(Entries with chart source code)
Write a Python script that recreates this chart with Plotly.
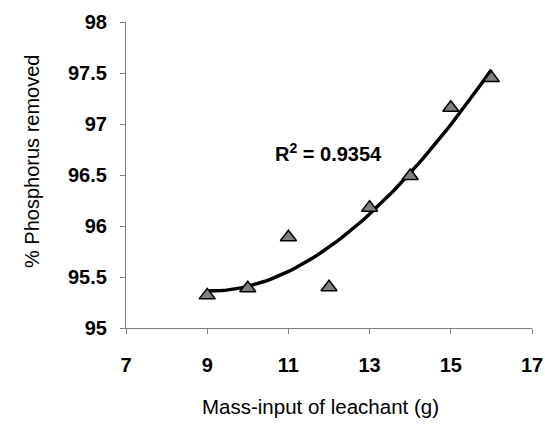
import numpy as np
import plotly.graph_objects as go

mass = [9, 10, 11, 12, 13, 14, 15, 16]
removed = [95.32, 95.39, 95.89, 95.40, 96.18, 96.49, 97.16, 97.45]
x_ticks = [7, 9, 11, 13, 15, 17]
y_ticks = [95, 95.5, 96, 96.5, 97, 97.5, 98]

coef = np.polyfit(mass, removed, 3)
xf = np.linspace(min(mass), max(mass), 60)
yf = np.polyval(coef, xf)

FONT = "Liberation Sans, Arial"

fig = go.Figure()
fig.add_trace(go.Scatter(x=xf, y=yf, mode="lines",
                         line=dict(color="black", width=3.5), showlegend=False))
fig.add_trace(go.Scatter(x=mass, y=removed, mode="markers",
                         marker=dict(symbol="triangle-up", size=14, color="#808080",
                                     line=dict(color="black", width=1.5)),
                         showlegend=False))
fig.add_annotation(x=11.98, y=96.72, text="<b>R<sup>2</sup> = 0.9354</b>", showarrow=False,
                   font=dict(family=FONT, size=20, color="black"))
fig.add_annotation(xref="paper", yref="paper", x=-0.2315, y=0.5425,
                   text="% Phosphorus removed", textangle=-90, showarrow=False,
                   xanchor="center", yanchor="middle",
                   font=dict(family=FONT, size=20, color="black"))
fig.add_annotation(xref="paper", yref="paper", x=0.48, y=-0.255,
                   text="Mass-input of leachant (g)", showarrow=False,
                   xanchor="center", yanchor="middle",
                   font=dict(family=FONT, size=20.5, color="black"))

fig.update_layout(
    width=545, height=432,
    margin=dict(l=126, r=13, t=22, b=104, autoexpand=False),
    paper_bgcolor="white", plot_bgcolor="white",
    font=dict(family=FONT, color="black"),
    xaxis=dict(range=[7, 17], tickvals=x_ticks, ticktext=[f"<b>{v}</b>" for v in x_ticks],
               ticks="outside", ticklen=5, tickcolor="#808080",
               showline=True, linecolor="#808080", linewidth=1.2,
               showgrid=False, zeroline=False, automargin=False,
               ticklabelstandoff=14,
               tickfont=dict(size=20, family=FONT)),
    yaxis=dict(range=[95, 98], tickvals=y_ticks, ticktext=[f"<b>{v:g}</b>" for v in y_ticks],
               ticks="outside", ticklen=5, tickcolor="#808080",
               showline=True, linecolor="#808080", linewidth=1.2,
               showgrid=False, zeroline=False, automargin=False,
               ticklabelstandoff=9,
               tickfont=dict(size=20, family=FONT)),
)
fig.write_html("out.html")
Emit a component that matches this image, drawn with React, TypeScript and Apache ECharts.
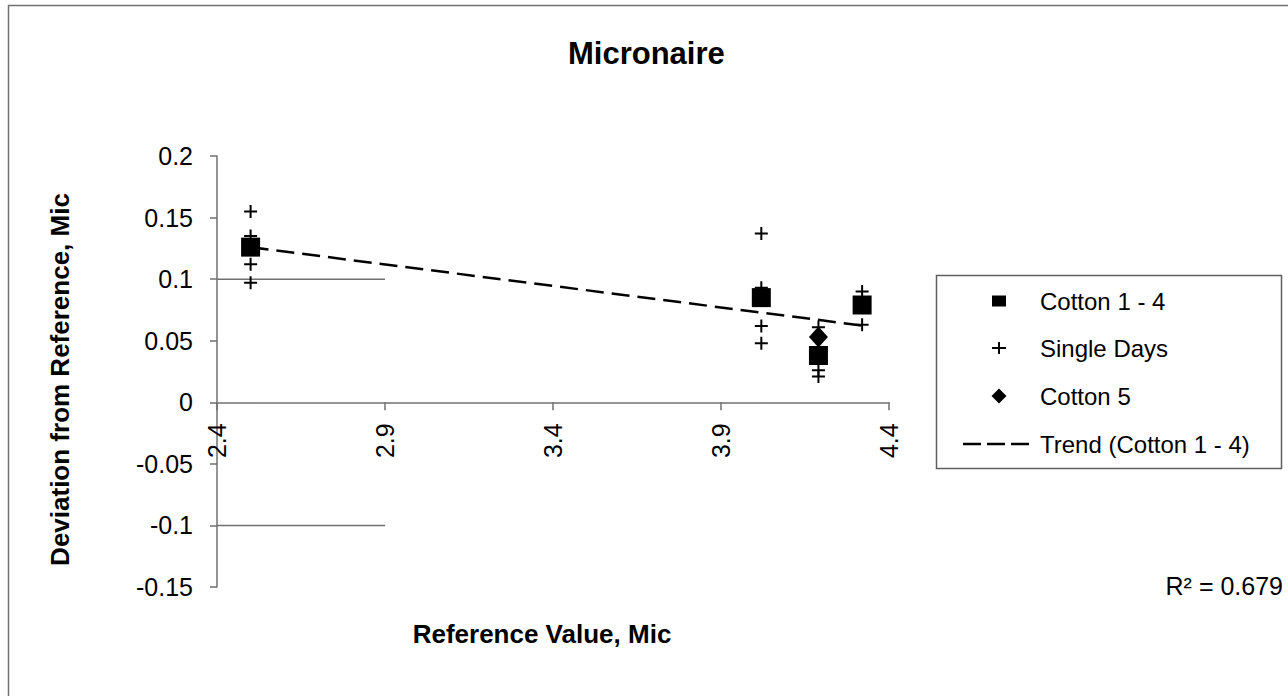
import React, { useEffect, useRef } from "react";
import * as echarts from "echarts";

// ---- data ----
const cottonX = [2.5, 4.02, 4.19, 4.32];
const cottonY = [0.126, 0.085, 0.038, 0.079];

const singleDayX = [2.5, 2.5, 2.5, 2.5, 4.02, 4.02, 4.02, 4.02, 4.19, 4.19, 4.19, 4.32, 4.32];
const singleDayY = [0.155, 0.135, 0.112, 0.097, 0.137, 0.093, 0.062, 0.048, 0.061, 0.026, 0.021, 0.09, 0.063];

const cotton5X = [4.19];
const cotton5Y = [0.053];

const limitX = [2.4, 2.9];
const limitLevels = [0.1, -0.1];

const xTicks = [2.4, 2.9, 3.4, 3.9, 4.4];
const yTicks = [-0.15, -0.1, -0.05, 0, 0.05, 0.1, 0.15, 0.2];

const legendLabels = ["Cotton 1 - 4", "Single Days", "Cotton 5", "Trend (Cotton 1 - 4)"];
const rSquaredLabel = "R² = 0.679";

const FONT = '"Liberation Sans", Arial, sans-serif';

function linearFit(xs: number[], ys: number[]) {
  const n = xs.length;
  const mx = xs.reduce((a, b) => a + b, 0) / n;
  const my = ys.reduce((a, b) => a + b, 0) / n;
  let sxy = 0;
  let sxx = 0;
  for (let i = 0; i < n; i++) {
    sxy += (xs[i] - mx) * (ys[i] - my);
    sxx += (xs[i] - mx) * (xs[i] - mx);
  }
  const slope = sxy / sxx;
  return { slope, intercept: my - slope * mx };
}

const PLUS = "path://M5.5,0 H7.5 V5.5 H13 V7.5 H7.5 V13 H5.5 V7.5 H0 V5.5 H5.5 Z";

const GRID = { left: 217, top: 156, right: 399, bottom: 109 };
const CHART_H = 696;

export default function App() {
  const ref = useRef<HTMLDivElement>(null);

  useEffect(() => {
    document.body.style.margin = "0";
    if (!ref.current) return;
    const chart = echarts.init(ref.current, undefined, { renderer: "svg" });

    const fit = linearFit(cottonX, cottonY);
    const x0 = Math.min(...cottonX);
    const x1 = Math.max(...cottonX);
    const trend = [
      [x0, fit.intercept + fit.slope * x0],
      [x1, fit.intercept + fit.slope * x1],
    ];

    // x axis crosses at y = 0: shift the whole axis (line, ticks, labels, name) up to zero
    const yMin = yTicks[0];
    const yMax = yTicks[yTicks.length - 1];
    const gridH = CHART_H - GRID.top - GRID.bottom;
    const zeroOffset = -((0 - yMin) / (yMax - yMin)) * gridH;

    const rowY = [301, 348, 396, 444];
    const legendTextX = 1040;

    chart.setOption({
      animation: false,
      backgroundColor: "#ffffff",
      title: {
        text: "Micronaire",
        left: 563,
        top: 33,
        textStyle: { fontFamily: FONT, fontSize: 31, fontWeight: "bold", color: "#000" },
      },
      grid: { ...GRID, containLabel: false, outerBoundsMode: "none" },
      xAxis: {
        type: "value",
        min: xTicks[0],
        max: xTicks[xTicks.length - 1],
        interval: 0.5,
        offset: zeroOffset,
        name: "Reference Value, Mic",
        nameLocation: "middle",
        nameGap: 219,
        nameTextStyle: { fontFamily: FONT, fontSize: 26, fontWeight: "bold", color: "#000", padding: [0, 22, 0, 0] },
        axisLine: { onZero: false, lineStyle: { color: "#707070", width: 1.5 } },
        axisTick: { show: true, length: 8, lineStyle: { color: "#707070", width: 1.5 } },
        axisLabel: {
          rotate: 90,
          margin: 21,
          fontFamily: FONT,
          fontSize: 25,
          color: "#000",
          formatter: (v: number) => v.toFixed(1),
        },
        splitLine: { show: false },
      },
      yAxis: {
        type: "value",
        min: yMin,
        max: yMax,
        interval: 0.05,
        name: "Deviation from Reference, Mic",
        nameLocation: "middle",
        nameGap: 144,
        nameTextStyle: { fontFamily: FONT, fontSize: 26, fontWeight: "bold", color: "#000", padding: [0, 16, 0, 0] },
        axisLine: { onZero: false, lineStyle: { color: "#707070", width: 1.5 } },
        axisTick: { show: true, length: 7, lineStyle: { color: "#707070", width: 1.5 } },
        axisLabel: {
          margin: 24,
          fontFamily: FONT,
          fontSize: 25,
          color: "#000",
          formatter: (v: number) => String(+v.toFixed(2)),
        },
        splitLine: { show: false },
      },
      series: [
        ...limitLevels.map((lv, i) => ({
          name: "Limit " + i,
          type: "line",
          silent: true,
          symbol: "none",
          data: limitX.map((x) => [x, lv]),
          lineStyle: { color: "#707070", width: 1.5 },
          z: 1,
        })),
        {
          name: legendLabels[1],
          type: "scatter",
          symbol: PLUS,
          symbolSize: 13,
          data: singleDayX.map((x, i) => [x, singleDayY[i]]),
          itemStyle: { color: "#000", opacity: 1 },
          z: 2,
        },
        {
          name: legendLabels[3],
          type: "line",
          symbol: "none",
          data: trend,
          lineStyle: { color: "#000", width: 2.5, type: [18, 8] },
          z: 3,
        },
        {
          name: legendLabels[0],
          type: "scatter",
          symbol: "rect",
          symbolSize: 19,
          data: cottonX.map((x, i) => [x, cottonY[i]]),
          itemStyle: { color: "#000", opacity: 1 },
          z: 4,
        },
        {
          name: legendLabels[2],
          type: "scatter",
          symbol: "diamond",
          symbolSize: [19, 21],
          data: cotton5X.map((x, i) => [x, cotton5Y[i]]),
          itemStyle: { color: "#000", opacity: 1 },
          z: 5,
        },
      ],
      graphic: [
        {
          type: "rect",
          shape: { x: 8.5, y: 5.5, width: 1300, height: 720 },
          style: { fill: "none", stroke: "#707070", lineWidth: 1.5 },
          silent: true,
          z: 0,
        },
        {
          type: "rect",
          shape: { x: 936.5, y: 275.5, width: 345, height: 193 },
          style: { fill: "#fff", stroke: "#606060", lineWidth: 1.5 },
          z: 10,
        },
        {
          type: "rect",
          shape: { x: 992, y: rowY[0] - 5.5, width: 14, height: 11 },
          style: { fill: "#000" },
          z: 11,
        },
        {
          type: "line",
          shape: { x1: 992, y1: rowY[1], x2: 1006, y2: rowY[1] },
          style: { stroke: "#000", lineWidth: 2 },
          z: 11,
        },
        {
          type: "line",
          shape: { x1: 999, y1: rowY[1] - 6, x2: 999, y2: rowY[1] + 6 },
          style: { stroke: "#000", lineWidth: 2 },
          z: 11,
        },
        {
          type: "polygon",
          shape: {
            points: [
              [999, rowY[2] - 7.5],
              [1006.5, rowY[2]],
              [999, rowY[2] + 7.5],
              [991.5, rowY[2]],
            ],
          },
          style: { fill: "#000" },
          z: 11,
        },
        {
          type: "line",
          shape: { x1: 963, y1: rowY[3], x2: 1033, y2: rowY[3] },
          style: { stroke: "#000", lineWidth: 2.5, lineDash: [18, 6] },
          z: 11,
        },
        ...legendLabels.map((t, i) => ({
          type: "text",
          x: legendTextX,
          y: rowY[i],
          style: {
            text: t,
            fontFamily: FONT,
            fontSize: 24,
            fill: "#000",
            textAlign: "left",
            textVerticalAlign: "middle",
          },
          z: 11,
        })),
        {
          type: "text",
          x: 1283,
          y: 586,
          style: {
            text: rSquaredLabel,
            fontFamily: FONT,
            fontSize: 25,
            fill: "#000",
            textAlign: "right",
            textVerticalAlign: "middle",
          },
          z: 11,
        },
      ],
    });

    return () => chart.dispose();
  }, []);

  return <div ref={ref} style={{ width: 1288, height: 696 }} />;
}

> **CHALLENGE**:
Set down, without pictures, the lines between the line holding "Emit a component" and the line holding "const cottonY = [0.126, 0.085, 0.038, 0.079];", both inclusive.

> **ANSWER FOR THE TASK**:
Emit a component that matches this image, drawn with React, TypeScript and Apache ECharts.
import React, { useEffect, useRef } from "react";
import * as echarts from "echarts";

// ---- data ----
const cottonX = [2.5, 4.02, 4.19, 4.32];
const cottonY = [0.126, 0.085, 0.038, 0.079];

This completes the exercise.